En ‘ciberalerta’
Desde Siria a China y de Irán a Rusia, la red se consolida como campo de batalla central
Tampoco 2015 fue el año del big one: el gran ciberataque que, según los apocalípticos, algún día llegará y sembrará un caos comparables a los de una bomba atómica. Las guerras de esta década siguen siendo tan reales y sucias como las de la anterior. Pero, desde Siria a China y de Irán a Rusia, la Red se consolida como campo de batalla central.
Este año que hemos descubierto que yihadistas ISIS usan con destreza las redes sociales para fines propagandísticos y que en EE UU, tras una época de defensa de las libertades ante la vigilancia pública de Internet, volvió a plantearse la necesidad de estrechar los controles. Es el año en que hackers chinos hurtaron millones de datos de funcionarios estadounidenses: se desconoce la identidad de los responsables y el objetivo de la acción, pero los piratas informáticos lograron exponer las flaquezas burocráticas de la primera potencia mundial y revelaron los peligros de la interesección del big data (procesamiento de vastas cantidades de datos personales) con el ciberespionaje. También se han conocido casos repetidos de ataques, no sólo para capturar datos, que son una fuente de conocimiento, sino contra infraestructuras, contra el mundo físico y material: el lugar donde un día pueden confluir las guerras virtuales y las reales.
Hoy, un equipo de piratas anónimos –chinos, rusos, iraníes o estadounidenses– podrían poner en jaque la seguridad de la primera potencia mundial.
The Wall Street Journal reveló hace unos días que un grupo de hackers iraníes se infiltró en el sistema de control de una presa a 20 kilómetros al norte de Nueva York. El caso llegó a la Casa Blanca. No es el primer ciberataque contra la infraestructura de un país –el mayor hasta la fecha es posiblemente obra de EE UU y tuvo como objetivo una central nuclear iraní–, pero alimenta el escenario más catastrófico: parálisis de trenes, aviones, autopistas, redes eléctricas y centrales nucleares.

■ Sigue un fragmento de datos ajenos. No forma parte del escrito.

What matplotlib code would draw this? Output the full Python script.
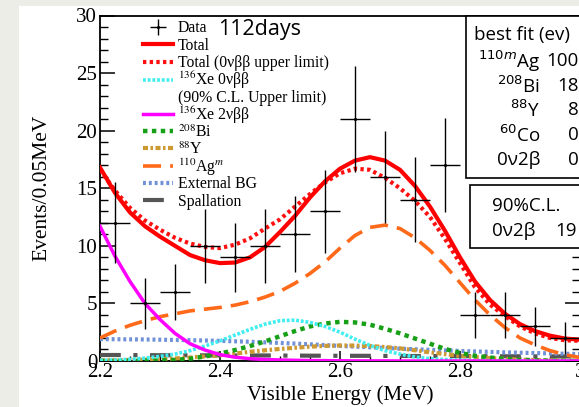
import numpy as np
import matplotlib
matplotlib.use("Agg")
import matplotlib.pyplot as plt
from matplotlib.patches import Rectangle
from matplotlib.lines import Line2D
from matplotlib.legend import Legend
from matplotlib.ticker import MultipleLocator, FuncFormatter

# ---- measured spectrum (0.05 MeV bins) ----
bin_centers = [2.225, 2.275, 2.325, 2.375, 2.425, 2.475, 2.525, 2.575,
               2.625, 2.675, 2.725, 2.775, 2.825, 2.875, 2.925, 2.975]
counts = [12, 5, 6, 10, 9, 10, 11, 13, 21, 16, 14, 17, 4, 4, 3, 2]
count_err = [3.5, 2.2, 2.4, 3.2, 3.0, 3.2, 3.3, 3.6, 4.6, 4.0, 3.7, 4.1, 2.0, 2.0, 1.7, 1.4]
bin_half_width = 0.025

# ---- fitted model curves ----
energy = [2.2, 2.225, 2.25, 2.275, 2.3, 2.325, 2.35, 2.375, 2.4, 2.425, 2.45,
          2.475, 2.5, 2.525, 2.55, 2.575, 2.6, 2.625, 2.65, 2.675, 2.7, 2.725,
          2.75, 2.775, 2.8, 2.825, 2.85, 2.875, 2.9, 2.925, 2.95, 2.975, 3.0]
total = [16.8, 14.6, 12.9, 11.7, 10.8, 10.0, 9.2, 8.75, 8.5, 8.55, 9.0,
         9.9, 11.2, 12.6, 14.2, 15.6, 16.7, 17.4, 17.7, 17.4, 16.6, 15.2,
         13.4, 11.3, 9.0, 6.9, 5.3, 4.1, 3.2, 2.6, 2.2, 1.95, 1.85]
total_ul = [16.6, 14.8, 13.3, 12.2, 11.4, 10.7, 10.2, 9.9, 9.8, 10.1, 10.65,
            11.5, 12.3, 13.4, 14.5, 15.5, 16.3, 16.7, 16.6, 15.9, 15.0, 13.9,
            12.5, 10.6, 8.5, 6.4, 4.9, 3.9, 3.0, 2.4, 2.0, 1.8, 1.75]
xe136_0v = [0.05, 0.08, 0.15, 0.25, 0.4, 0.6, 0.9, 1.3, 1.75, 2.25, 2.75,
            3.2, 3.5, 3.55, 3.35, 3.0, 2.5, 1.9, 1.35, 0.9, 0.6, 0.35,
            0.2, 0.12, 0.07, 0.04, 0.02, 0.01, 0.01, 0.0, 0.0, 0.0, 0.0]
xe136_2v = [11.7, 9.1, 6.9, 5.0, 3.6, 2.4, 1.5, 0.95, 0.55, 0.33, 0.2,
            0.13, 0.09, 0.06, 0.04, 0.03, 0.02, 0.01, 0.01, 0.01, 0.0, 0.0,
            0.0, 0.0, 0.0, 0.0, 0.0, 0.0, 0.0, 0.0, 0.0, 0.0, 0.0]
bi208 = [0.0, 0.01, 0.01, 0.02, 0.05, 0.1, 0.2, 0.4, 0.65, 0.95, 1.3,
         1.7, 2.15, 2.6, 3.0, 3.25, 3.4, 3.35, 3.15, 2.8, 2.4, 1.95,
         1.5, 1.05, 0.7, 0.45, 0.3, 0.18, 0.1, 0.06, 0.03, 0.02, 0.01]
y88 = [0.05, 0.07, 0.09, 0.12, 0.16, 0.22, 0.3, 0.4, 0.5, 0.64, 0.8,
       0.93, 1.05, 1.15, 1.25, 1.31, 1.35, 1.34, 1.3, 1.21, 1.1, 0.93,
       0.75, 0.6, 0.45, 0.34, 0.25, 0.18, 0.12, 0.08, 0.05, 0.03, 0.02]
ag110m = [2.0, 2.6, 3.1, 3.5, 3.85, 4.1, 4.35, 4.5, 4.65, 4.85, 5.15,
          5.55, 6.05, 6.75, 7.6, 8.6, 9.8, 10.9, 11.6, 11.8, 11.5, 10.7,
          9.6, 8.3, 6.8, 5.3, 4.0, 2.9, 2.0, 1.4, 0.9, 0.55, 0.3]
external_bg = [1.9, 1.89, 1.88, 1.87, 1.85, 1.83, 1.81, 1.78, 1.75, 1.71, 1.67,
               1.62, 1.57, 1.51, 1.45, 1.38, 1.31, 1.25, 1.19, 1.13, 1.07, 1.02,
               0.97, 0.92, 0.87, 0.83, 0.79, 0.75, 0.72, 0.69, 0.66, 0.63, 0.6]
spallation = [0.52, 0.52, 0.51, 0.51, 0.5, 0.5, 0.5, 0.49, 0.49, 0.48, 0.48,
              0.48, 0.47, 0.47, 0.46, 0.46, 0.45, 0.45, 0.45, 0.44, 0.44, 0.43,
              0.43, 0.43, 0.42, 0.42, 0.41, 0.41, 0.41, 0.4, 0.4, 0.4, 0.39]
co60 = [0.03] * 33

# ---- best-fit table ----
fit_names = ["$^{110m}$Ag", "$^{208}$Bi", "$^{88}$Y", "$^{60}$Co", "0ν2β"]
fit_values = ["100", "18", "8", "0", "0"]
limit_name = "0ν2β"
limit_value = "19"

SERIF = ["Liberation Serif", "DejaVu Serif"]
SANS = ["Open Sans", "DejaVu Sans"]

W, H = 579, 407
fig = plt.figure(figsize=(W / 100, H / 100), dpi=100, facecolor="#edede8")
fig.patches.append(Rectangle((19 / W, 0), 1, (H - 6) / H, transform=fig.transFigure,
                             facecolor="white", edgecolor="none", zorder=-1))

AX_L, AX_R, AX_T, AX_B = 100, 580, 15.5, 361
ax = fig.add_axes([AX_L / W, (H - AX_B) / H, (AX_R - AX_L) / W, (AX_B - AX_T) / H])


def axpt(px, py):
    """pixel position -> axes fraction"""
    return (px - AX_L) / (AX_R - AX_L), (AX_B - py) / (AX_B - AX_T)


ax.set_xlim(2.2, 3.0)
ax.set_ylim(0, 30)

# components
ax.plot(energy, co60, color="#22dd77", lw=2.0, zorder=2)
h_spal, = ax.plot(energy, spallation, color="#555555", lw=3.0,
                  linestyle=(0, (5, 3, 1, 3)), zorder=3)
h_ext, = ax.plot(energy, external_bg, color="#7090d8", lw=3.0,
                 linestyle=(0, (0.7, 0.7)), zorder=3)
h_y, = ax.plot(energy, y88, color="#cc9933", lw=3.0,
               linestyle=(0, (1.2, 0.6, 0.6, 0.6)), zorder=3)
h_bi, = ax.plot(energy, bi208, color="#17a017", lw=3.2,
                linestyle=(0, (1, 1)), zorder=3)
h_ag, = ax.plot(energy, ag110m, color="#ff6a1a", lw=2.6,
                linestyle=(0, (5, 2.5)), zorder=3)
h_x0, = ax.plot(energy, xe136_0v, color="#40eef0", lw=2.6,
                linestyle=(0, (0.8, 0.5)), zorder=3)
h_x2, = ax.plot(energy, xe136_2v, color="#ff00ff", lw=2.5, zorder=3)
h_tul, = ax.plot(energy, total_ul, color="#ff1010", lw=3.0,
                 linestyle=(0, (0.8, 0.8)), zorder=4)
h_tot, = ax.plot(energy, total, color="#ff0000", lw=3.0, zorder=5)

h_data = ax.errorbar(bin_centers, counts, yerr=count_err, xerr=bin_half_width,
                     fmt=".", color="black", markersize=2.5, elinewidth=1.0,
                     capsize=0, zorder=6)

# axes styling
for sp in ax.spines.values():
    sp.set_linewidth(1.3)
ax.xaxis.set_major_locator(MultipleLocator(0.2))
ax.xaxis.set_minor_locator(MultipleLocator(0.05))
ax.yaxis.set_major_locator(MultipleLocator(5))
ax.yaxis.set_minor_locator(MultipleLocator(1))
ax.xaxis.set_major_formatter(FuncFormatter(lambda v, p: f"{v:g}"))
ax.tick_params(axis="y", which="major", direction="in", length=10.8, width=1.1,
               pad=2, labelsize=15, right=True)
ax.tick_params(axis="y", which="minor", direction="in", length=5.8, width=1.0, right=True)
ax.tick_params(axis="x", which="major", direction="in", length=7, width=1.1,
               pad=1.5, labelsize=15)
ax.tick_params(axis="x", which="minor", direction="in", length=3.6, width=1.0)
for lab in ax.get_xticklabels() + ax.get_yticklabels():
    lab.set_family(SERIF)

ax.set_xlabel("Visible Energy (MeV)", family=SERIF, fontsize=15, labelpad=2)
ax.set_ylabel("Events/0.05MeV", family=SERIF, fontsize=15.5, va="center")
ax.yaxis.set_label_coords(axpt(41.5, 0)[0], 0.5)

# legend: one entry per row, rows evenly spaced
blank = Line2D([], [], linestyle="none")
handles = [h_data, h_tot, h_tul, h_x0, blank, h_x2, h_bi, h_y, h_ag, h_ext, h_spal]
labels = ["Data", "Total", "Total (0νββ upper limit)", "$^{136}$Xe 0νββ",
          "(90% C.L. Upper limit)", "$^{136}$Xe 2νββ", "$^{208}$Bi", "$^{88}$Y",
          "$^{110}$Ag$^{m}$", "External BG", "Spallation"]
LEG_TOP, LEG_STEP = 28.5, 17.3
for i, (h, lab) in enumerate(zip(handles, labels)):
    leg = Legend(ax, [h], [lab], loc="center left",
                 bbox_to_anchor=axpt(143, LEG_TOP + i * LEG_STEP),
                 frameon=False, prop={"family": SERIF, "size": 11.3},
                 handlelength=1.9, handletextpad=0.32,
                 borderpad=0, borderaxespad=0)
    for t in leg.get_texts():
        t.set_math_fontfamily("stix")
    leg.set_zorder(7)
    ax.add_artist(leg)

ax.text(*axpt(218, 30), "112days", transform=ax.transAxes, family=SANS,
        fontsize=15.5, ha="left", va="center", zorder=8)

# best-fit box
BOX_FS = 13.5
bx0, by0 = axpt(466, 178)
bx1, by1 = axpt(640, 15.5)
ax.add_patch(Rectangle((bx0, by0), bx1 - bx0, by1 - by0, transform=ax.transAxes,
                       facecolor="white", edgecolor="black", lw=1.2,
                       clip_on=False, zorder=9))
ax.text(*axpt(474, 35), "best fit (ev)", transform=ax.transAxes, family=SANS,
        fontsize=BOX_FS, ha="left", va="center", zorder=10, clip_on=False)
row_y = [61, 86, 110, 135, 160]
for name, val, ry in zip(fit_names, fit_values, row_y):
    t = ax.text(*axpt(540, ry), name, transform=ax.transAxes, family=SANS,
                fontsize=BOX_FS, ha="right", va="center", zorder=10)
    t.set_math_fontfamily("dejavusans")
    ax.text(*axpt(579, ry), val, transform=ax.transAxes, family=SANS,
            fontsize=BOX_FS, ha="right", va="center", zorder=10)

# upper-limit box
cx0, cy0 = axpt(470, 248)
cx1, cy1 = axpt(640, 185)
ax.add_patch(Rectangle((cx0, cy0), cx1 - cx0, cy1 - cy0, transform=ax.transAxes,
                       facecolor="white", edgecolor="black", lw=1.2,
                       clip_on=False, zorder=9))
ax.text(*axpt(492, 206), "90%C.L.", transform=ax.transAxes, family=SANS,
        fontsize=BOX_FS, ha="left", va="center", zorder=10)
ax.text(*axpt(492, 231), limit_name, transform=ax.transAxes, family=SANS,
        fontsize=BOX_FS, ha="left", va="center", zorder=10)
ax.text(*axpt(577, 231), limit_value, transform=ax.transAxes, family=SANS,
        fontsize=BOX_FS, ha="right", va="center", zorder=10)

fig.savefig("out.png", dpi=100, facecolor=fig.get_facecolor())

En la geopolítica del siglo XXI, las rivalidades estratégicas se desplazan del ámbito físico al de la información, como ha escrito Henry Kissinger, pero la ciberguerra sigue siendo un frente demasiado confuso: sin normas internacionales, sin enemigo visible, sin explosiones ni declaraciones de hostilidades y armisticios. Su característica esencial es que desconocemos quién es el adversario: cuando EE UU habla de hackers chinos, ¿habla del Gobierno de Pekín? ¿habla de individuos que actúan por su cuenta en favor de los intereses nacionales? Eso complica la reacción. ¿Cómo combatir al enemigo enmascarado? ¿Contra quién dirigir las represalias? ¿Con quién negociar, si hay que hacerlo? El otro problema es la facilidad para lanzar un ciberataque. Hoy, un equipo de piratas anónimos –chinos, rusos, iraníes o estadounidenses– podrían poner en jaque la seguridad de la primera potencia mundial.
También la batalla contra el ISIS se libra en la red. Los avances del yihadistas en Siria e Irak reabren en EE UU el debate sobre la guerra contra el terrorismo y sus límites. Tras los últimos atentados, políticos progresistas y conservadores piden un mayor control de las comunicaciones en las redes sociales, terreno propocio para la difusión del odio.
Silicon Valley, cuestionado hasta hace poco por colaborar con los servicios de espionaje estadoundiendeses, recibe críticas en el sentido contrario. Cuando en 2103 el analista Edward Snowden reveló los secretos la NSA, la agencia de espionaje electrónico de EE UU, el temor era que el Estado fuese un Gran Hermano que destruyese la privacidad y las libertades. Cuando el terrorismo vuelve a ser una preocupación, algunos vuelven a mirar a ese Gran Hermano en busca de ayuda.